## What needs to be done
Copy out exactly the lines from the one holding "What TikZ code" through the one holding "-- (482,355) -- (482,316)", ends included; omit images.

## Exercise inputs
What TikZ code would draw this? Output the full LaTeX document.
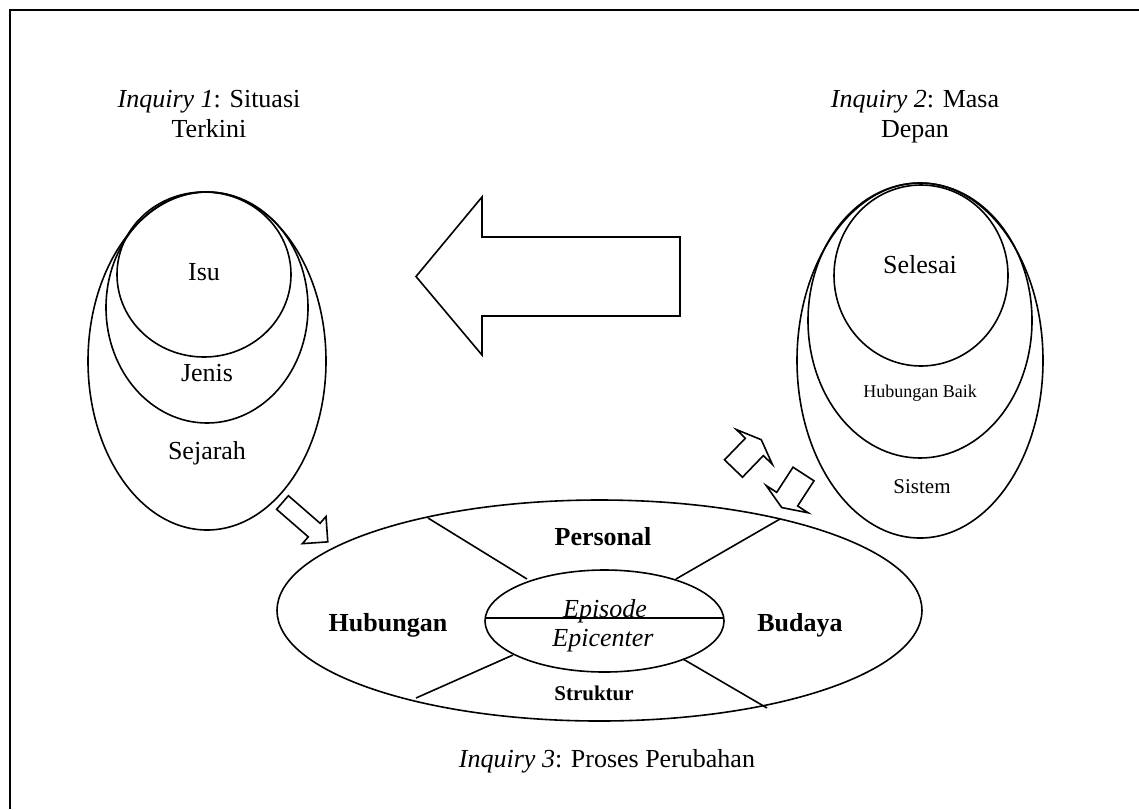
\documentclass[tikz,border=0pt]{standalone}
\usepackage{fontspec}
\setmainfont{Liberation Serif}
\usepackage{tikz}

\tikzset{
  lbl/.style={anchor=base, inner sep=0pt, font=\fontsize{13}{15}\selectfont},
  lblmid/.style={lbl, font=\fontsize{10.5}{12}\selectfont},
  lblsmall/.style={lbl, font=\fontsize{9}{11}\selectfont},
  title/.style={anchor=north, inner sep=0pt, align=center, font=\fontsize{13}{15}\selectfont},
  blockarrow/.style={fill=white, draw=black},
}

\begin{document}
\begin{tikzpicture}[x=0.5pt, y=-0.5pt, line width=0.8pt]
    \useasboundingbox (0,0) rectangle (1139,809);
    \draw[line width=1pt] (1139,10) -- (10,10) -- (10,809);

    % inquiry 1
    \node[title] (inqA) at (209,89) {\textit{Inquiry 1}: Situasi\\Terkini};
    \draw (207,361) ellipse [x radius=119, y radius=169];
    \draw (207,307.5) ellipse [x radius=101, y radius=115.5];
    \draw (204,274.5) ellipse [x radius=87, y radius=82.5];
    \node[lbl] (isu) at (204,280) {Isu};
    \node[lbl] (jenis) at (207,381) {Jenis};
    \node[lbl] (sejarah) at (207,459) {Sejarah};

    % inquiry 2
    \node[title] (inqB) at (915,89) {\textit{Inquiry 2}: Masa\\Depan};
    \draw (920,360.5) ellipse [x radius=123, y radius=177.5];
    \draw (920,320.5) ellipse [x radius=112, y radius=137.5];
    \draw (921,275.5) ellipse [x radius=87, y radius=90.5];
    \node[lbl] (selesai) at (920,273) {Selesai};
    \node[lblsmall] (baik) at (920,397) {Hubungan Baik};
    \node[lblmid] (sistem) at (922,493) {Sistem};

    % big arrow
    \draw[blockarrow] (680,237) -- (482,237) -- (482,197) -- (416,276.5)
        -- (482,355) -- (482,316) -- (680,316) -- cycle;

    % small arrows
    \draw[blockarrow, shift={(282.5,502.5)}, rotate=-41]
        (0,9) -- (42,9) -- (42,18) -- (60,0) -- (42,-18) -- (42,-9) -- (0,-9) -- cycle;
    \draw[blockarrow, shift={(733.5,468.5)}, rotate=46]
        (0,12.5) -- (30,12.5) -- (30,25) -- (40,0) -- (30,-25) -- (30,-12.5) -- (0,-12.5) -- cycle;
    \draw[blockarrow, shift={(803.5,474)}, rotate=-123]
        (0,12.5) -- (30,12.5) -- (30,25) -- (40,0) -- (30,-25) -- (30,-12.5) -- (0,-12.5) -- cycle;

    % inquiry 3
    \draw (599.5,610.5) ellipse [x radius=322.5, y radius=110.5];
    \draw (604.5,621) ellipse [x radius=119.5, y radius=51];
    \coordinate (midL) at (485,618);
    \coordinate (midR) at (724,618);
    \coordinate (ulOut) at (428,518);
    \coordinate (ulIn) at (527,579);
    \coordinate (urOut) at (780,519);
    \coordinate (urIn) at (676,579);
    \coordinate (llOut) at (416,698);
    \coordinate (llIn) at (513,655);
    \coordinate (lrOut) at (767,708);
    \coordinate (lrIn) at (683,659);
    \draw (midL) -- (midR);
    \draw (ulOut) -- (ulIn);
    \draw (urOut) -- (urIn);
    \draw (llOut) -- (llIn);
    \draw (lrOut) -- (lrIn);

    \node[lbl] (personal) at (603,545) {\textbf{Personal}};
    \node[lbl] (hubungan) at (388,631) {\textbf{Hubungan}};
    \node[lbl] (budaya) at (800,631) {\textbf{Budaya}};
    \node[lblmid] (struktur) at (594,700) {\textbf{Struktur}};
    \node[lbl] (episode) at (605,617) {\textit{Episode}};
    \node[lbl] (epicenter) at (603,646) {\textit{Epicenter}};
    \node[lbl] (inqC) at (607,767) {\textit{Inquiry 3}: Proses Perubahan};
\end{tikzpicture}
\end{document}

==

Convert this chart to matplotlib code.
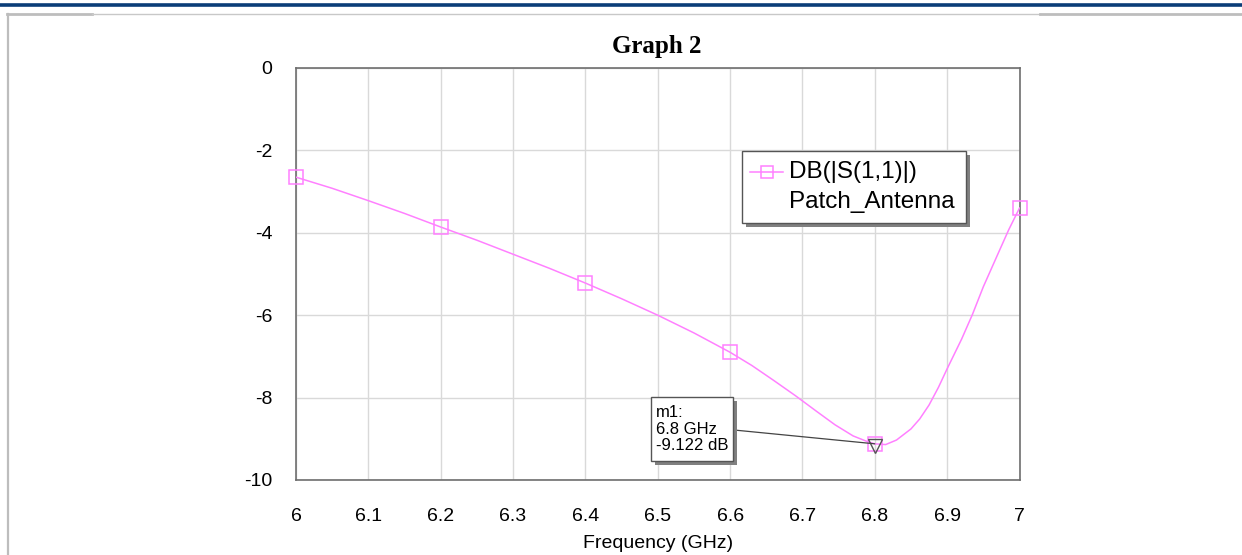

--

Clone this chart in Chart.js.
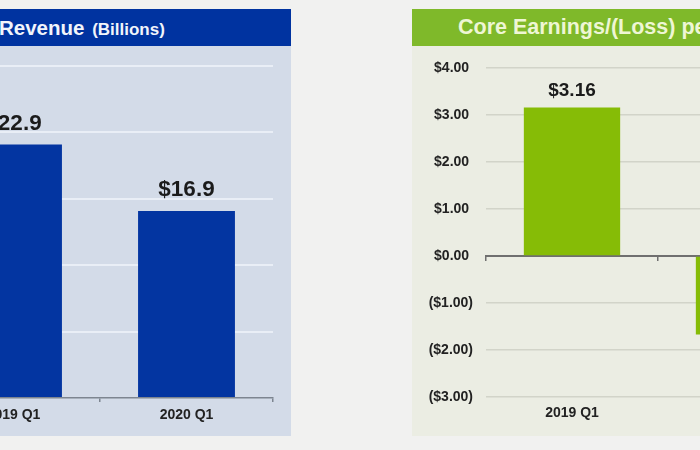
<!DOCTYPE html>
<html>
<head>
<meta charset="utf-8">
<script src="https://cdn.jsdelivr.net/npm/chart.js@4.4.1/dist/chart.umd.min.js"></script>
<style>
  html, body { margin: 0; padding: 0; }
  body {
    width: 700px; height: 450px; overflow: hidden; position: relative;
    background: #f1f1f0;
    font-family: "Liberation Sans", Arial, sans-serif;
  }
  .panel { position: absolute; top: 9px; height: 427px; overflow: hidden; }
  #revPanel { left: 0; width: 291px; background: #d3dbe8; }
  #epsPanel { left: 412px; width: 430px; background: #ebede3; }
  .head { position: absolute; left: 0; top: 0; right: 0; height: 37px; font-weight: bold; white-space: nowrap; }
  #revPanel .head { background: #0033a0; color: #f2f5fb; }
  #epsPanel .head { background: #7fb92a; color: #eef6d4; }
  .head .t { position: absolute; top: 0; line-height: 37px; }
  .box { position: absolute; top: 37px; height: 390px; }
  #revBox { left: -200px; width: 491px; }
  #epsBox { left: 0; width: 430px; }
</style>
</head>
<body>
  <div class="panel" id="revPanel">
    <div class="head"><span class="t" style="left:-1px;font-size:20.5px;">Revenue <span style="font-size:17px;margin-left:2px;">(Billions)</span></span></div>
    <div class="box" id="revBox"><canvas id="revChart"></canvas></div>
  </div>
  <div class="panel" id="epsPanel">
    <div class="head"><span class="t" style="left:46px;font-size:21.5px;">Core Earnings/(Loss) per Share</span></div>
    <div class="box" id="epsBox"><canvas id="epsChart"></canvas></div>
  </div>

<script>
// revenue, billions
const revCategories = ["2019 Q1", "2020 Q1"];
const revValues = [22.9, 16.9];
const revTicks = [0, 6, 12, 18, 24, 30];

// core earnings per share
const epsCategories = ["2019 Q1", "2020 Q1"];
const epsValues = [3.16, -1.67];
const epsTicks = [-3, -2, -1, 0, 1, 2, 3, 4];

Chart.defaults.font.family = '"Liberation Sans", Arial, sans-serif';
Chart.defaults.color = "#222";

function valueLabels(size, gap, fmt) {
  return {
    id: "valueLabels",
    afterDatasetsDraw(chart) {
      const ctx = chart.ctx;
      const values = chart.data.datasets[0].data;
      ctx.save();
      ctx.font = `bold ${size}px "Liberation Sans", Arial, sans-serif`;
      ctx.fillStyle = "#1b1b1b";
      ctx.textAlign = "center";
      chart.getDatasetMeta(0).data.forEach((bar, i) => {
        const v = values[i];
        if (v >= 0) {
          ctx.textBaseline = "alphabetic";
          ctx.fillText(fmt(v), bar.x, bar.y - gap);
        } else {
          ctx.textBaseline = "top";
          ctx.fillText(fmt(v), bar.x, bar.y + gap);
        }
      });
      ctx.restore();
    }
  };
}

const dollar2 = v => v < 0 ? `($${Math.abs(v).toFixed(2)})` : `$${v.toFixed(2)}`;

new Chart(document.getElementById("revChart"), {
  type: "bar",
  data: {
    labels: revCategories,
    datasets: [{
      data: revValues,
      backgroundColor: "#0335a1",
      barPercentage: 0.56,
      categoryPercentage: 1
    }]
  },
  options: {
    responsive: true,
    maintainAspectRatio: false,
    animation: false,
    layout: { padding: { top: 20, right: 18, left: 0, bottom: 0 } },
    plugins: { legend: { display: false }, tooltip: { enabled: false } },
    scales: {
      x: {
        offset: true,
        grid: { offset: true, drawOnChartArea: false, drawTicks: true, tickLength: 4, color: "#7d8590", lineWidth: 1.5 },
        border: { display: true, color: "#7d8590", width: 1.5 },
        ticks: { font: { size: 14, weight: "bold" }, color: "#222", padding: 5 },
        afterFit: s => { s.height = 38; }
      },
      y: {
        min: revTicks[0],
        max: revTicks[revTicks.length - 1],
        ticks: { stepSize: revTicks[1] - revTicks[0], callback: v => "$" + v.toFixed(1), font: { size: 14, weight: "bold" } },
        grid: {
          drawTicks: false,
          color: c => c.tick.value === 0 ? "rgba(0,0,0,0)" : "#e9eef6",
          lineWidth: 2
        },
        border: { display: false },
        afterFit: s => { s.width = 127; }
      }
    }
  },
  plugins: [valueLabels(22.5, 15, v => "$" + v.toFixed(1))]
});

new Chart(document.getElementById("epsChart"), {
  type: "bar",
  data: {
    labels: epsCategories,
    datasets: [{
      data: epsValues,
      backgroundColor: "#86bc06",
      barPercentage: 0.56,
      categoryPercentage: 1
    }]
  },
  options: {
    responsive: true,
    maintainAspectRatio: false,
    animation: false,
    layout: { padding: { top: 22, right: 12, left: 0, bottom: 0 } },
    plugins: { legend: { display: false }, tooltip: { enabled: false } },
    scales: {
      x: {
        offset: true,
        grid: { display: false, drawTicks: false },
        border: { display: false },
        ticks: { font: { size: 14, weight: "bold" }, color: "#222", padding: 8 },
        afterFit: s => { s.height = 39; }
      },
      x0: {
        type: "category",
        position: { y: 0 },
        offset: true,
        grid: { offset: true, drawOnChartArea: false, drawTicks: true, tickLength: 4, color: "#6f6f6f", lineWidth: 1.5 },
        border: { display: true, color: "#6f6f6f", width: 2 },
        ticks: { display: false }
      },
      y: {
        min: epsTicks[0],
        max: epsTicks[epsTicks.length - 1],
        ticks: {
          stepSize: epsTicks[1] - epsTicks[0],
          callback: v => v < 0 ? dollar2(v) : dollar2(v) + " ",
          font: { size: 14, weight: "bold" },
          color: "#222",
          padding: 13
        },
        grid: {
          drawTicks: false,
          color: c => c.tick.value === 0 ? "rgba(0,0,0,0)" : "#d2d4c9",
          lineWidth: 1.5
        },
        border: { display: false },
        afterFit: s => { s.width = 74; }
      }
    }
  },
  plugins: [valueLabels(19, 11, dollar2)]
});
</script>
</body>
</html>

## Finished task
What TikZ code would draw this? Output the full LaTeX document.
\documentclass[tikz,border=0pt]{standalone}
\usepackage{fontspec}
\setmainfont{Liberation Serif}
\usepackage{tikz}

\tikzset{
  lbl/.style={anchor=base, inner sep=0pt, font=\fontsize{13}{15}\selectfont},
  lblmid/.style={lbl, font=\fontsize{10.5}{12}\selectfont},
  lblsmall/.style={lbl, font=\fontsize{9}{11}\selectfont},
  title/.style={anchor=north, inner sep=0pt, align=center, font=\fontsize{13}{15}\selectfont},
  blockarrow/.style={fill=white, draw=black},
}

\begin{document}
\begin{tikzpicture}[x=0.5pt, y=-0.5pt, line width=0.8pt]
    \useasboundingbox (0,0) rectangle (1139,809);
    \draw[line width=1pt] (1139,10) -- (10,10) -- (10,809);

    % inquiry 1
    \node[title] (inqA) at (209,89) {\textit{Inquiry 1}: Situasi\\Terkini};
    \draw (207,361) ellipse [x radius=119, y radius=169];
    \draw (207,307.5) ellipse [x radius=101, y radius=115.5];
    \draw (204,274.5) ellipse [x radius=87, y radius=82.5];
    \node[lbl] (isu) at (204,280) {Isu};
    \node[lbl] (jenis) at (207,381) {Jenis};
    \node[lbl] (sejarah) at (207,459) {Sejarah};

    % inquiry 2
    \node[title] (inqB) at (915,89) {\textit{Inquiry 2}: Masa\\Depan};
    \draw (920,360.5) ellipse [x radius=123, y radius=177.5];
    \draw (920,320.5) ellipse [x radius=112, y radius=137.5];
    \draw (921,275.5) ellipse [x radius=87, y radius=90.5];
    \node[lbl] (selesai) at (920,273) {Selesai};
    \node[lblsmall] (baik) at (920,397) {Hubungan Baik};
    \node[lblmid] (sistem) at (922,493) {Sistem};

    % big arrow
    \draw[blockarrow] (680,237) -- (482,237) -- (482,197) -- (416,276.5)
        -- (482,355) -- (482,316) -- (680,316) -- cycle;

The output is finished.